**WHAT IS REQUIRED**
Below is a listing to write out in full, exactly as given, without its pictures.

**GIVEN MATERIAL**
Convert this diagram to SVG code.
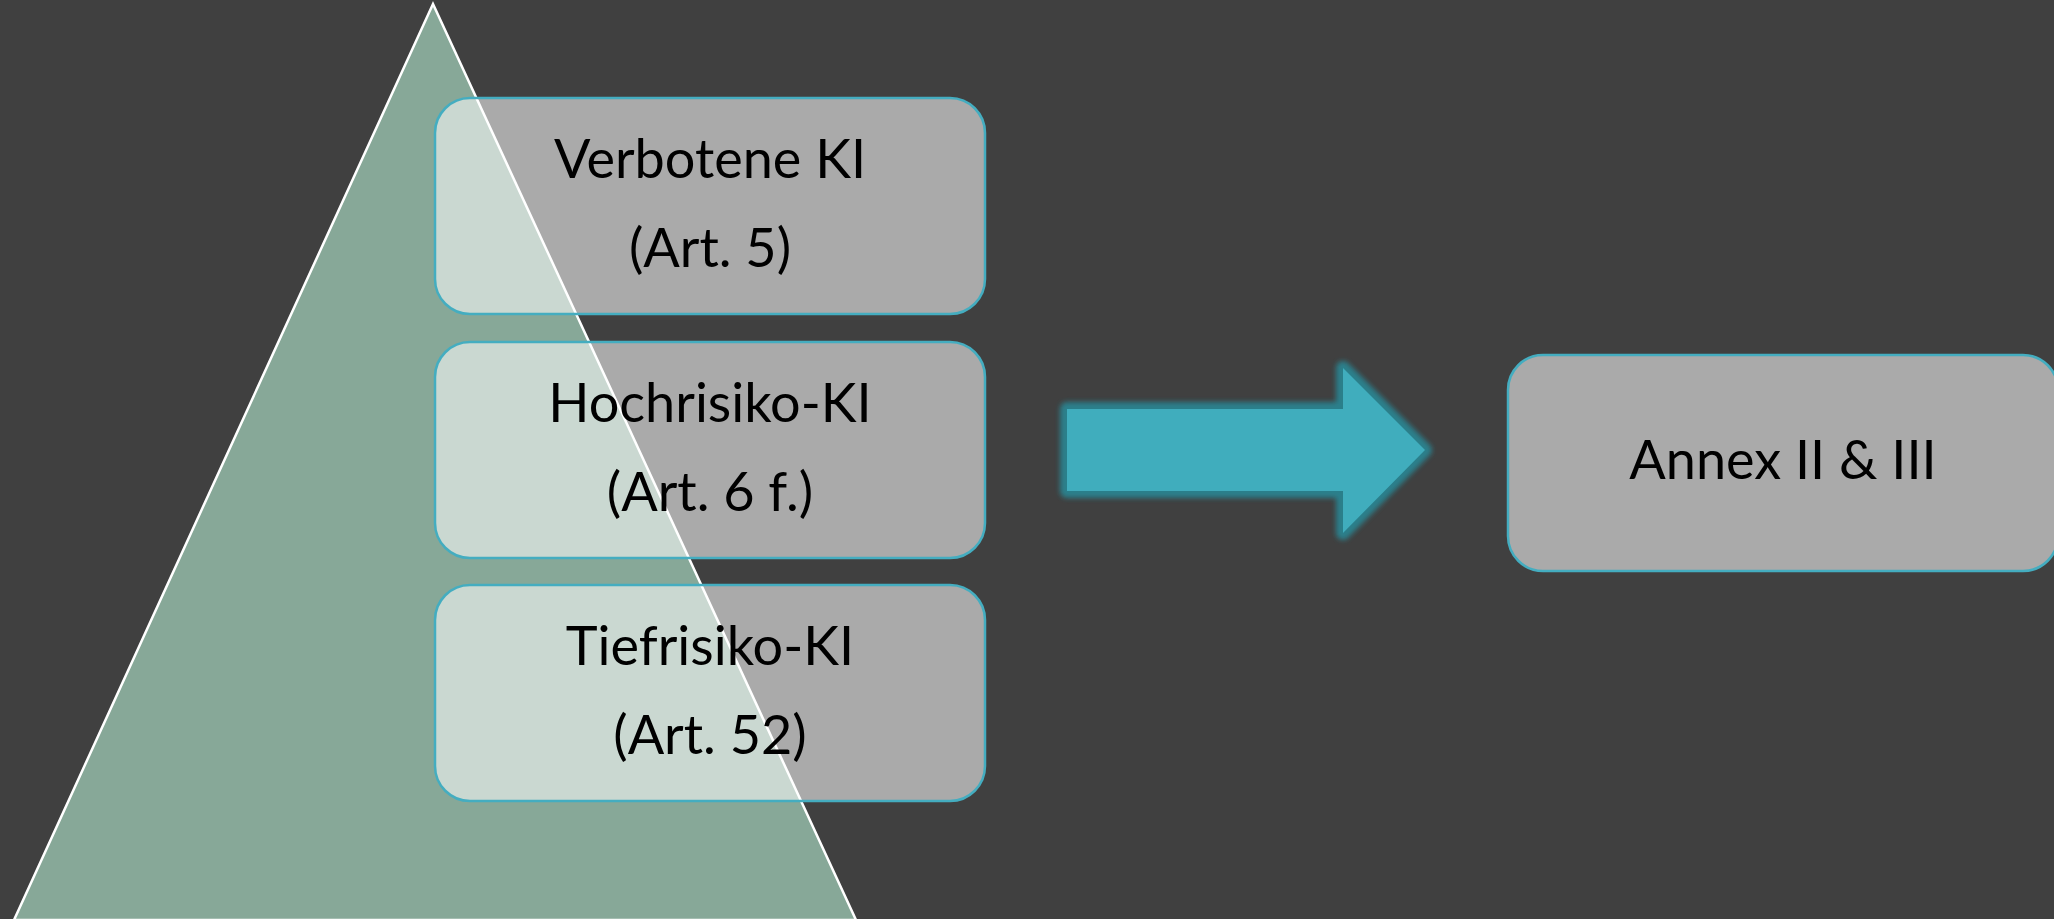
<svg xmlns="http://www.w3.org/2000/svg" width="2054" height="919" viewBox="0 0 2054 919">
<style>
.bg{fill:#404040}
.tri{fill:#87a898;stroke:#ffffff;stroke-width:2.5}
.box{fill:#ffffff;fill-opacity:0.555;stroke:#44adc0;stroke-width:2.5}
.box2{fill:#aaaaaa;stroke:#44adc0;stroke-width:2.5}
.t{font-family:Lato,"Liberation Sans",sans-serif;font-size:54px;fill:#000000;text-anchor:middle}
</style>
<defs>
<filter id="glow" x="-10%" y="-20%" width="120%" height="140%">
<feGaussianBlur stdDeviation="2.5"/>
</filter>
</defs>
<rect class="bg" x="0" y="0" width="2054" height="919"/>
<g id="pyramid">
<polygon class="tri" points="433,4 14,920 856,920"/>
</g>
<g id="node-verboten">
<rect class="box" x="435" y="98" width="550" height="216" rx="35" ry="35"/>
<text class="t" x="710" y="178">Verbotene KI</text>
<text class="t" x="710" y="267">(Art. 5)</text>
</g>
<g id="node-hochrisiko">
<rect class="box" x="435" y="342" width="550" height="216" rx="35" ry="35"/>
<text class="t" x="710" y="422">Hochrisiko-KI</text>
<text class="t" x="710" y="511">(Art. 6 f.)</text>
</g>
<g id="node-tiefrisiko">
<rect class="box" x="435" y="585" width="550" height="216" rx="35" ry="35"/>
<text class="t" x="710" y="665">Tiefrisiko-KI</text>
<text class="t" x="710" y="754">(Art. 52)</text>
</g>
<g id="connectors">
<polygon points="1067,409 1343,409 1343,368 1425,450 1343,533 1343,491 1067,491" fill="none" stroke="#2c7f8b" stroke-width="14" stroke-linejoin="round" filter="url(#glow)"/>
<polygon points="1067,409 1343,409 1343,368 1425,450 1343,533 1343,491 1067,491" fill="#40adbd"/>
</g>
<g id="node-annex">
<rect class="box2" x="1508" y="355" width="550" height="216" rx="35" ry="35"/>
<text class="t" x="1783" y="479">Annex II &amp; III</text>
</g>
</svg>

**OUTPUT**
Convert this diagram to SVG code.
<svg xmlns="http://www.w3.org/2000/svg" width="2054" height="919" viewBox="0 0 2054 919">
<style>
.bg{fill:#404040}
.tri{fill:#87a898;stroke:#ffffff;stroke-width:2.5}
.box{fill:#ffffff;fill-opacity:0.555;stroke:#44adc0;stroke-width:2.5}
.box2{fill:#aaaaaa;stroke:#44adc0;stroke-width:2.5}
.t{font-family:Lato,"Liberation Sans",sans-serif;font-size:54px;fill:#000000;text-anchor:middle}
</style>
<defs>
<filter id="glow" x="-10%" y="-20%" width="120%" height="140%">
<feGaussianBlur stdDeviation="2.5"/>
</filter>
</defs>
<rect class="bg" x="0" y="0" width="2054" height="919"/>
<g id="pyramid">
<polygon class="tri" points="433,4 14,920 856,920"/>
</g>
<g id="node-verboten">
<rect class="box" x="435" y="98" width="550" height="216" rx="35" ry="35"/>
<text class="t" x="710" y="178">Verbotene KI</text>
<text class="t" x="710" y="267">(Art. 5)</text>
</g>
<g id="node-hochrisiko">
<rect class="box" x="435" y="342" width="550" height="216" rx="35" ry="35"/>
<text class="t" x="710" y="422">Hochrisiko-KI</text>
<text class="t" x="710" y="511">(Art. 6 f.)</text>
</g>
<g id="node-tiefrisiko">
<rect class="box" x="435" y="585" width="550" height="216" rx="35" ry="35"/>
<text class="t" x="710" y="665">Tiefrisiko-KI</text>
<text class="t" x="710" y="754">(Art. 52)</text>
</g>
<g id="connectors">
<polygon points="1067,409 1343,409 1343,368 1425,450 1343,533 1343,491 1067,491" fill="none" stroke="#2c7f8b" stroke-width="14" stroke-linejoin="round" filter="url(#glow)"/>
<polygon points="1067,409 1343,409 1343,368 1425,450 1343,533 1343,491 1067,491" fill="#40adbd"/>
</g>
<g id="node-annex">
<rect class="box2" x="1508" y="355" width="550" height="216" rx="35" ry="35"/>
<text class="t" x="1783" y="479">Annex II &amp; III</text>
</g>
</svg>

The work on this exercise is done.